Mail-order polio virus made to internet recipe sparks terrorism fears

SCIENTISTS have made a polio virus from mail-order materials using a recipe available on the internet to show how easy it is for terrorists to make deadly biological weapons.

Researchers at the University of New York assembled the virus and then injected it into mice. The animals were paralysed and then killed.

“The reason we did it was to prove that it can be done and it now is a reality,” said Dr Eckard Wimmer, leader of the research team and co-author of the study in the journal Science.

“This approach has been talked about, but people didn’t take it seriously,” Wimmer said. “Now people have to take it seriously. Progress in biomedical research has its benefits and it has its down side. There is a danger inherent in progress in sciences. This is a new reality, a new consideration.”

Wimmer said the study proves eradicating a virus in the wild may not mean it is gone forever.

He said biochemists can reconstruct viruses from blueprints easily available in scientific archives and from biological supplies that can be bought through the mail.

The polio virus assembled in the laboratory is one of the simplest of the human plagues, said Jeronimo Cello, first author of the study. “It was very easy to do,” he said.

Smallpox and other lethal viruses are much more complex and difficult to assemble, but Cello said “probably in the future it would be possible.”

Wimmer said it “would be very difficult now to re-create the smallpox virus, but eventually you would be able to. The world had better be prepared”

Smallpox was eradicated in the wild, but laboratory specimens were retained in the US and the Soviet Union. Some experts believe specimens of the virus could have been secreted away for later use as a weapon.

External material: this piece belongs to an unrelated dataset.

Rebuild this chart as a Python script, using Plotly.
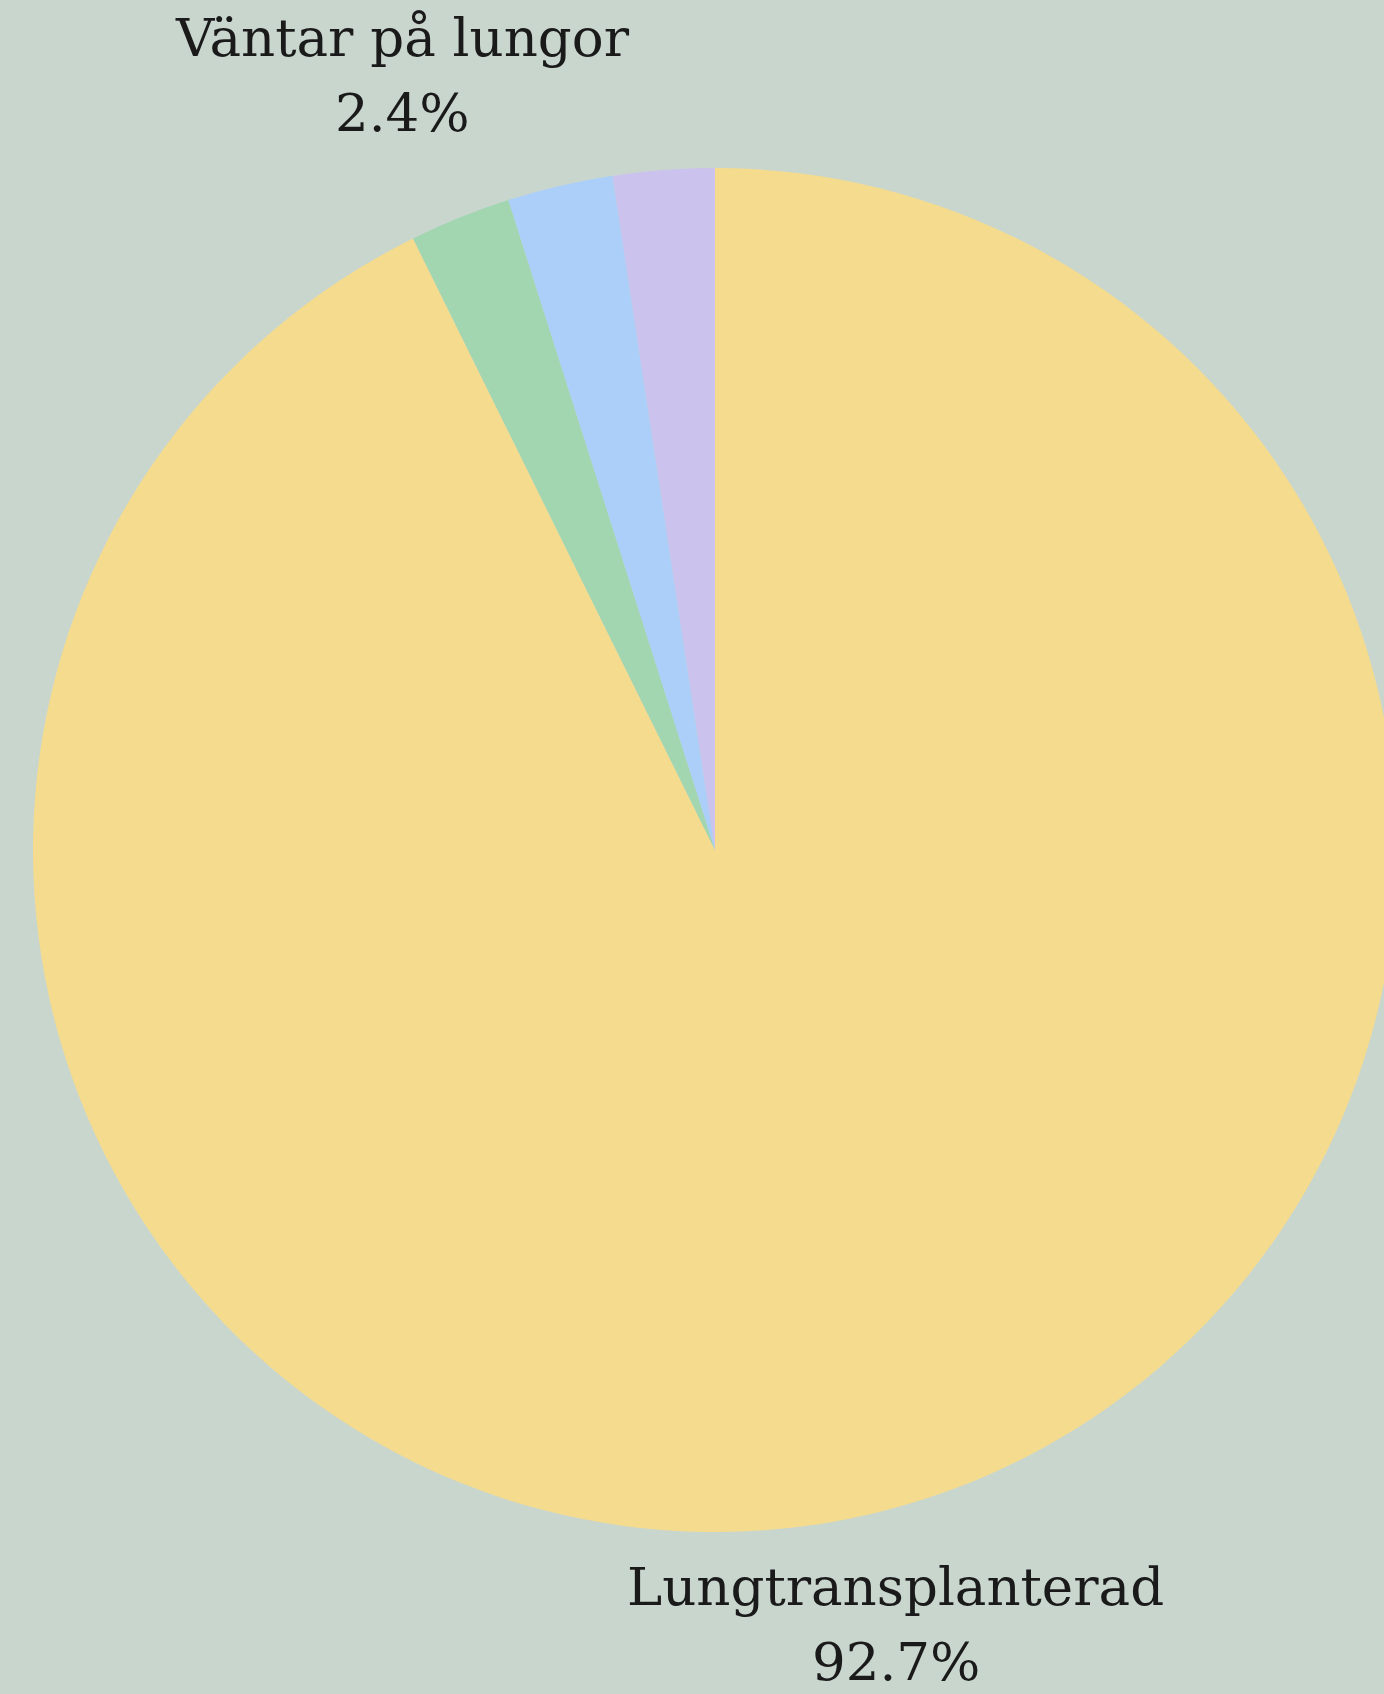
import math
import plotly.graph_objects as go

labels = ["Lungtransplanterad", "Väntar på lungor", "Avliden på väntelistan", "Avförd från väntelistan"]
values = [92.7, 2.4, 2.5, 2.4]
colors = ["#F4DB8E", "#A1D6B0", "#ABCFF9", "#CBC2EE"]
show_label = [True, True, False, False]

W, H = 1430, 1694
dom_y = [0.0956, 0.9008]
font = dict(family="DejaVu Serif", size=53, color="#1a1a1a")

fig = go.Figure(go.Pie(
    labels=labels,
    values=values,
    sort=False,
    direction="clockwise",
    rotation=0,
    marker=dict(colors=colors, line=dict(width=0)),
    textinfo="none",
    hovertemplate="%{label}<br>%{percent:.1%}<extra></extra>",
    domain=dict(x=[0, 1], y=dom_y),
    showlegend=False,
))

# outside labels, placed on each slice's middle ray
cx, cy = W / 2, H * (1 - (dom_y[0] + dom_y[1]) / 2)
r = H * (dom_y[1] - dom_y[0]) / 2
total = sum(values)
cum = 0.0
annotations = []
for lab, v, show in zip(labels, values, show_label):
    frac = (cum + v / 2) / total
    cum += v
    if not show:
        continue
    th = 2 * math.pi * frac
    t = 1.135 * r / abs(math.cos(th))
    px = cx + t * math.sin(th)
    py = cy - t * math.cos(th)
    for txt, off in ((lab, -38), (f"{v / total * 100:.1f}%", 37)):
        annotations.append(dict(
            x=px / W, y=1 - (py + off) / H, xref="paper", yref="paper",
            text=txt, showarrow=False, xanchor="center", yanchor="middle",
            font=font,
        ))

fig.update_layout(
    width=W,
    height=H,
    margin=dict(l=0, r=0, t=0, b=0),
    paper_bgcolor="#C9D6CE",
    plot_bgcolor="#C9D6CE",
    annotations=annotations,
)

fig.write_html(
    "out.html",
    config={"displayModeBar": False},
    post_script="document.body.style.margin='0';document.body.style.overflow='hidden';document.documentElement.style.overflow='hidden';",
)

After last autumn’s terrorist and anthrax-by-mail attacks, US officials became concerned about the smallpox threat and arranged for the manufacture of enough vaccine to protect the US population. They are now formulating a policy about how that vaccine should be used.

Polio is on the brink of being eradicated worldwide and there are plans to stop inoculations against the disease after it disappears from nature. Wimmer said that policy should be reconsidered. Stopping vaccination could lead to a generation of people highly susceptible to polio, enhancing its danger as a weapon.